Often lists are amalgamated from various sources in order to give them bulk, or bought as whole chunks and cut up into pieces and sold. What this means is that there’s no recency: You may be getting addresses that were collected years ago.

For example, someone may have filled out a postcard at a retail store two years ago in order to receive some sale and coupon information from that retailer, not expecting it would lead to email offers for peanut butter or vacation rentals. There’s no identification as to where these offers came from, nor any relevancy to the information that the consumer was originally requesting.

In addition, these are typically the emails that subsist on click fraud, where there can be a 17% open rate—and no sales.

Email lists should be pure; they should contain one source, place, and relevant offers that consumers understand—and sign up for.

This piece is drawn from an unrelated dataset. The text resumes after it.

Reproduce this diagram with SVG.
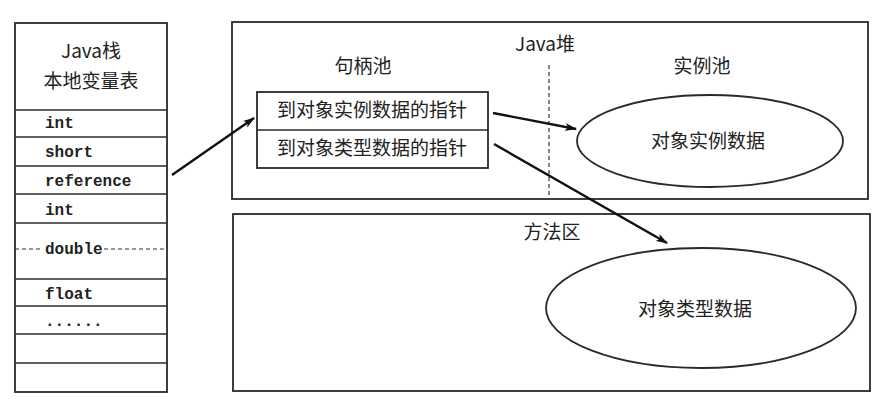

In the days of direct mail, companies used to send names and postal addresses in an Excel file. Some online retailers continue that practice with email and are buying files from brokers, aggregators, data compilers—and this is in clear violation of the CAN-SPAM Act.

It’s very simple: you cannot mail to a list. Full stop. What you should do is give your creative to the owner of the email list, the company that has received permission to email to the prospect, and have that company send your offer for you. Some email service providers are now offering SaaS solutions to list sanitization, and it’s a good thing to consider.

Be a good “parent.” Know where your list has been, and exactly who it’s going to. After all, it’s a scary world out there: give your customers every reason in the world to trust you … no matter what time it is!

Jeannette de Beauvoir is a writer and editor in the creative services group of eWayDirect.